# Tex O Bob woodied an elk recurve style



## GaryFish (Sep 7, 2007)

> by TEX-O-BOB on Wed Oct 01, 2008 10:52 am
> 
> I shot a spike bull with a recurve bow and a wood arrow...


Here you go Tex. Share the story now.


----------



## TEX-O-BOB (Sep 12, 2007)

Well, it really wasn't that glamorous...

My Brother and I have a treestand over a wallow on the Wasatch Unit. All one has to do is show up and be able to make a 10 yard shot. So my brother had the first chance and shot a spike the first night in the stand. While he was waiting for his bull to expire a second one came in and watered. He let that one slip off quietly and we later retrieved his elk. Three nights later I showed up with my boy and that same spike from three nights ago showed up right at dark and I gave him a snuffer tipped, wood arrow myocardial infarction. 8) Every year we see huge bulls watering and wallowing on this stand. When I finally draw my once in a lifetime elk archery tag for the Wasatch unit I should be able to score a good bull on this hole. 

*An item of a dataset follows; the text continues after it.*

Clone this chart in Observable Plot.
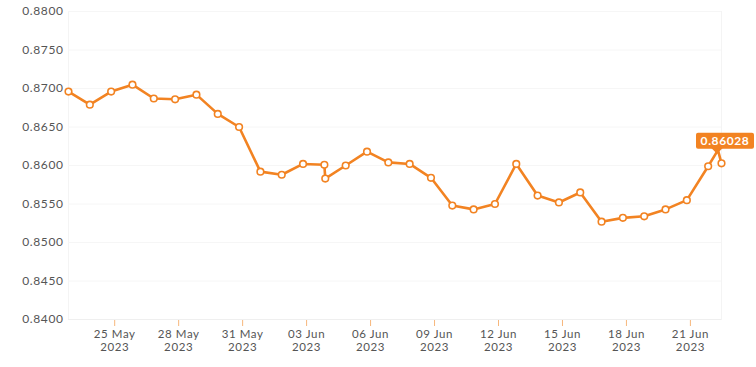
<!DOCTYPE html>
<html>
<head>
<meta charset="utf-8">
<script src="https://cdn.jsdelivr.net/npm/d3@7"></script>
<script src="https://cdn.jsdelivr.net/npm/@observablehq/plot@0.6"></script>
<style>
  html, body { margin: 0; padding: 0; background: #fff; }
  #chart { width: 756px; height: 367px; }
</style>
</head>
<body>
<div id="chart"></div>
<script>
// Timestamps of each observation (UTC)
const times = [
  "2023-05-22T20:00Z", "2023-05-23T20:00Z", "2023-05-24T20:00Z", "2023-05-25T20:00Z",
  "2023-05-26T20:00Z", "2023-05-27T20:00Z", "2023-05-28T20:00Z", "2023-05-29T20:00Z",
  "2023-05-30T20:00Z", "2023-05-31T20:00Z", "2023-06-01T20:00Z", "2023-06-02T20:00Z",
  "2023-06-03T20:00Z", "2023-06-03T21:00Z", "2023-06-04T20:00Z", "2023-06-05T20:00Z",
  "2023-06-06T20:00Z", "2023-06-07T20:00Z", "2023-06-08T20:00Z", "2023-06-09T20:00Z",
  "2023-06-10T20:00Z", "2023-06-11T20:00Z", "2023-06-12T20:00Z", "2023-06-13T20:00Z",
  "2023-06-14T20:00Z", "2023-06-15T20:00Z", "2023-06-16T20:00Z", "2023-06-17T20:00Z",
  "2023-06-18T20:00Z", "2023-06-19T20:00Z", "2023-06-20T20:00Z", "2023-06-21T20:00Z",
  "2023-06-22T07:00Z", "2023-06-22T11:00Z"
];
// Exchange rate values
const values = [
  0.8696, 0.8679, 0.8696, 0.8705,
  0.8687, 0.8686, 0.8692, 0.8667,
  0.8650, 0.8592, 0.8588, 0.8602,
  0.8601, 0.8583, 0.8600, 0.8618,
  0.8604, 0.8602, 0.8584, 0.8548,
  0.8543, 0.8550, 0.8602, 0.8561,
  0.8552, 0.8565, 0.8527, 0.8532,
  0.8534, 0.8543, 0.8555, 0.8599,
  0.8620, 0.86028
];
// whether a marker is drawn at each observation
const marked = [
  1,1,1,1, 1,1,1,1, 1,1,1,1, 1,1,1,1, 1,1,1,1, 1,1,1,1, 1,1,1,1, 1,1,1,1, 0,1
];
const yTicks = [0.84, 0.845, 0.85, 0.855, 0.86, 0.865, 0.87, 0.875, 0.88];
const xTicks = ["2023-05-25", "2023-05-28", "2023-05-31", "2023-06-03", "2023-06-06",
  "2023-06-09", "2023-06-12", "2023-06-15", "2023-06-18", "2023-06-21"];
const lastLabel = "0.86028";

const data = times.map((t, i) => ({t: new Date(t), v: values[i], m: marked[i]}));
const orange = "#f28322";

const plot = Plot.plot({
  width: 756,
  height: 367,
  marginLeft: 68,
  marginRight: 35,
  marginTop: 11,
  marginBottom: 48,
  style: {fontFamily: "Lato, sans-serif", fontSize: "12px", color: "#555", background: "#fff", letterSpacing: "0.6px"},
  x: {type: "utc", domain: [data[0].t, data[data.length - 1].t]},
  y: {domain: [0.84, 0.88]},
  marks: [
    Plot.frame({stroke: "#f4f4f4"}),
    Plot.gridY(yTicks, {stroke: "#f6f6f6", strokeOpacity: 1}),
    Plot.axisY(yTicks, {tickSize: 0, tickPadding: 5, tickFormat: d3.format(".4f"), label: null}),
    Plot.axisX(xTicks.map(d => new Date(d)), {
      tickSize: 7, tickPadding: 3, stroke: "#f7b77c", fill: "#555", label: null,
      fontSize: 11.5, lineHeight: 1.08,
      tickFormat: d => d3.utcFormat("%d %b")(d) + "\n" + d3.utcFormat("%Y")(d)
    }),
    Plot.ruleY([0.84], {stroke: "#efefef"}),
    Plot.line(data, {x: "t", y: "v", stroke: orange, strokeWidth: 2.6, strokeLinejoin: "round"}),
    Plot.dot(data.filter(d => d.m), {x: "t", y: "v", r: 3.3, fill: "white", stroke: orange, strokeWidth: 1.6})
  ]
});

// value label box anchored to the last observation
const xs = plot.scale("x"), ys = plot.scale("y");
const last = data[data.length - 1];
const px = xs.apply(last.t), py = ys.apply(last.v);
const bw = 58, bh = 16;
const bx = px - 25, by = py - 30;
const svg = d3.select(plot);
const g = svg.append("g");
g.append("path")
  .attr("d", `M${px - 10},${by + bh - 1} L${px - 4},${by + bh + 5} L${px + 2},${by + bh - 1} Z`)
  .attr("fill", orange);
g.append("rect").attr("x", bx).attr("y", by).attr("width", bw).attr("height", bh)
  .attr("rx", 2).attr("fill", orange);
g.append("text").attr("x", bx + bw / 2).attr("y", by + bh / 2).attr("dy", "0.36em")
  .attr("text-anchor", "middle").attr("fill", "white").attr("font-weight", "bold")
  .attr("font-size", "12px").text(lastLabel);

document.getElementById("chart").appendChild(plot);
</script>
</body>
</html>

My bull died about 20 yards from my brothers bull.

Easy squeezy...


----------



## GaryFish (Sep 7, 2007)

That's a worthy enough story Tex. And I love the pic. Thanks for sharing. Any thoughts to napping your own obsidian heads for when you do draw that LE Wasatch tag? That would be wicked cool.


----------



## Mountain Time (Sep 24, 2007)

Very cool! In my opinion it takes a lot of patience to sit in a stand.

We put in a ton of effort to get a stand into the area we hunt. I sat in it one morning and had a 3 point move under me but still didn't have enough patience to try it again. Seems like a smart way to hunt if you can find the right spot and have the patience.


----------



## EvenOlderFudd (Jun 18, 2008)

SALUTE!!! You should be proud!!!!


----------



## TEX-O-BOB (Sep 12, 2007)

GaryFish said:


> That's a worthy enough story Tex. And I love the pic. Thanks for sharing. Any thoughts to napping your own obsidian heads for when you do draw that LE Wasatch tag? That would be wicked cool.


You know what, that would be very wicked cool. I've got the rock, the tools, and the instructional videos on napping heads, the only thing I don't have is the know-how and the time to learn to do it...

May be one day when I'm old and gray... wait a minute, I AM old and gray...  Sigh... :|


----------